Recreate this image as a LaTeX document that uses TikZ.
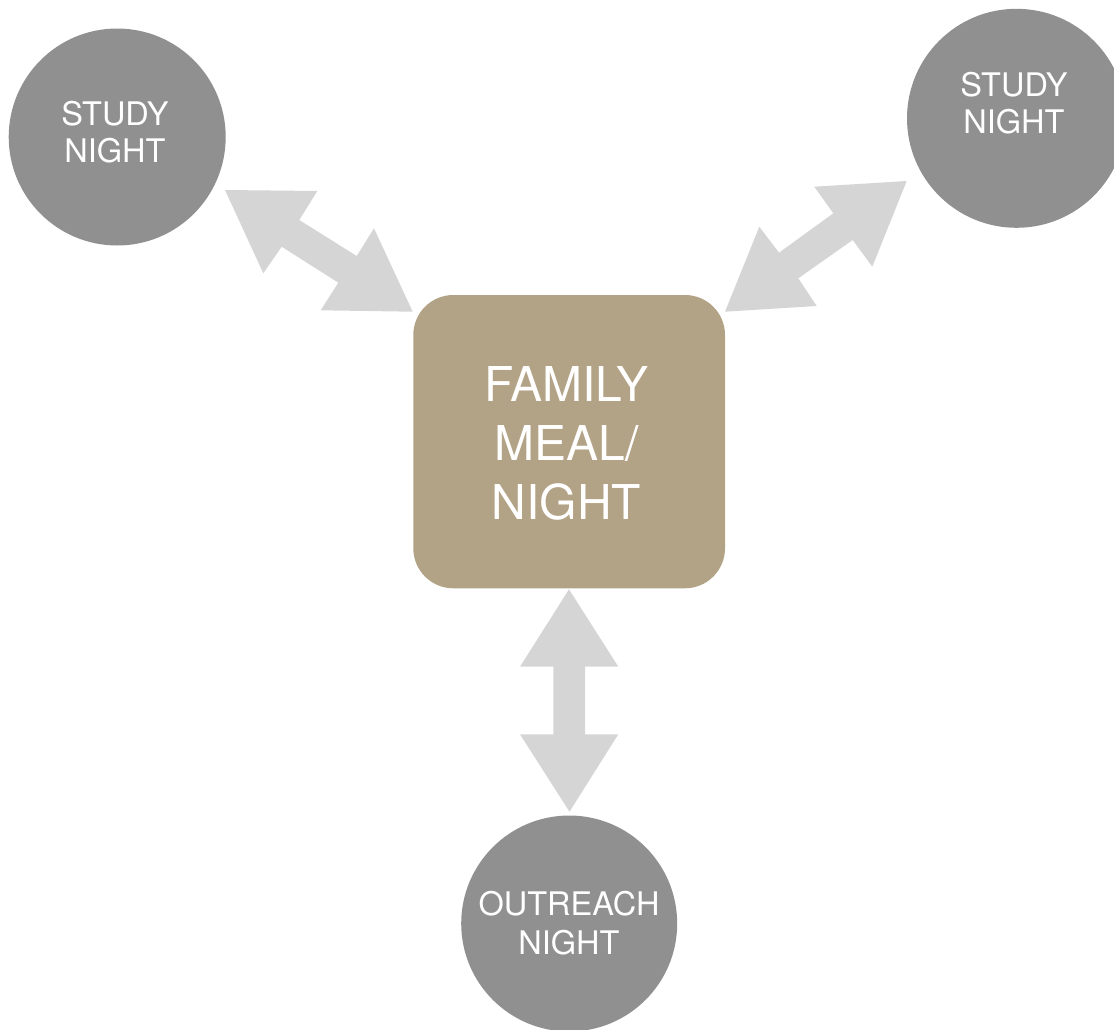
\documentclass[tikz,border=0pt]{standalone}
\usepackage{fontspec}
\setmainfont{TeX Gyre Heros}
\definecolor{cgray}{HTML}{909090}
\definecolor{cbox}{HTML}{B3A386}
\definecolor{carrow}{HTML}{D5D5D5}
\tikzset{
  bubble/.style={circle, fill=cgray, draw=none, inner sep=0pt, minimum size=#1},
  small/.style={text=white, anchor=base, inner sep=0pt, font=\fontsize{32.5}{37.7}\selectfont},
  big/.style={text=white, anchor=base, inner sep=0pt, font=\fontsize{48}{59}\selectfont},
  blockarrow/.style={fill=carrow, draw=none}
}
\begin{document}
\begin{tikzpicture}[x=1pt,y=-1pt]
\useasboundingbox (0,0) rectangle (1114,1029);
\clip (0,0) rectangle (1114,1029);
% arrows
\fill[blockarrow] (225,190) -- (317.3,191) -- (299.3,220) -- (356.7,256) -- (374,228.3) -- (412.7,311.7) -- (320.7,310.3) -- (338.3,282.7) -- (281.7,246.7) -- (263.3,273.3) -- cycle;
\fill[blockarrow] (906.7,181) -- (872.3,266.7) -- (852.7,240) -- (798.3,278.3) -- (816.7,306) -- (725,311.7) -- (759.3,226.7) -- (779,252.7) -- (833.3,213.3) -- (814.3,186.7) -- cycle;
\fill[blockarrow] (569,589.3) -- (618.3,666.7) -- (585,666.7) -- (585,734.3) -- (618.3,734.3) -- (569.5,811.7) -- (520,734.3) -- (553.3,734.3) -- (553.3,666.7) -- (520,666.7) -- cycle;
% central box
\fill[cbox, rounded corners=40pt] (413.3,295) rectangle (725,588.3);
\coordinate (boxc) at (569,441.6);
\node[big] (f1) at (566.5,401.7) {FAMILY};
\node[big] (f2) at (566.5,460) {MEAL/};
\node[big] (f3) at (566.5,519.3) {NIGHT};
% circles
\node[bubble=217pt] (tl) at (117.2,137) {};
\node[bubble=219pt] (tr) at (1016.5,118.3) {};
\node[bubble=216pt] (bt) at (569.2,923.5) {};
\node[small] (tl1) at (115,125) {STUDY};
\node[small] (tl2) at (115,162.7) {NIGHT};
\node[small] (tr1) at (1014,96.7) {STUDY};
\node[small] (tr2) at (1014,133.3) {NIGHT};
\node[small] (bt1) at (569,915) {OUTREACH};
\node[small] (bt2) at (569,954) {NIGHT};
\end{tikzpicture}
\end{document}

________

WORK TO BE COMPLETED: Write out the listing above exactly as it stands, pictures excluded.

FULL OUTPUT:
Recreate this image as a LaTeX document that uses TikZ.
\documentclass[tikz,border=0pt]{standalone}
\usepackage{fontspec}
\setmainfont{TeX Gyre Heros}
\definecolor{cgray}{HTML}{909090}
\definecolor{cbox}{HTML}{B3A386}
\definecolor{carrow}{HTML}{D5D5D5}
\tikzset{
  bubble/.style={circle, fill=cgray, draw=none, inner sep=0pt, minimum size=#1},
  small/.style={text=white, anchor=base, inner sep=0pt, font=\fontsize{32.5}{37.7}\selectfont},
  big/.style={text=white, anchor=base, inner sep=0pt, font=\fontsize{48}{59}\selectfont},
  blockarrow/.style={fill=carrow, draw=none}
}
\begin{document}
\begin{tikzpicture}[x=1pt,y=-1pt]
\useasboundingbox (0,0) rectangle (1114,1029);
\clip (0,0) rectangle (1114,1029);
% arrows
\fill[blockarrow] (225,190) -- (317.3,191) -- (299.3,220) -- (356.7,256) -- (374,228.3) -- (412.7,311.7) -- (320.7,310.3) -- (338.3,282.7) -- (281.7,246.7) -- (263.3,273.3) -- cycle;
\fill[blockarrow] (906.7,181) -- (872.3,266.7) -- (852.7,240) -- (798.3,278.3) -- (816.7,306) -- (725,311.7) -- (759.3,226.7) -- (779,252.7) -- (833.3,213.3) -- (814.3,186.7) -- cycle;
\fill[blockarrow] (569,589.3) -- (618.3,666.7) -- (585,666.7) -- (585,734.3) -- (618.3,734.3) -- (569.5,811.7) -- (520,734.3) -- (553.3,734.3) -- (553.3,666.7) -- (520,666.7) -- cycle;
% central box
\fill[cbox, rounded corners=40pt] (413.3,295) rectangle (725,588.3);
\coordinate (boxc) at (569,441.6);
\node[big] (f1) at (566.5,401.7) {FAMILY};
\node[big] (f2) at (566.5,460) {MEAL/};
\node[big] (f3) at (566.5,519.3) {NIGHT};
% circles
\node[bubble=217pt] (tl) at (117.2,137) {};
\node[bubble=219pt] (tr) at (1016.5,118.3) {};
\node[bubble=216pt] (bt) at (569.2,923.5) {};
\node[small] (tl1) at (115,125) {STUDY};
\node[small] (tl2) at (115,162.7) {NIGHT};
\node[small] (tr1) at (1014,96.7) {STUDY};
\node[small] (tr2) at (1014,133.3) {NIGHT};
\node[small] (bt1) at (569,915) {OUTREACH};
\node[small] (bt2) at (569,954) {NIGHT};
\end{tikzpicture}
\end{document}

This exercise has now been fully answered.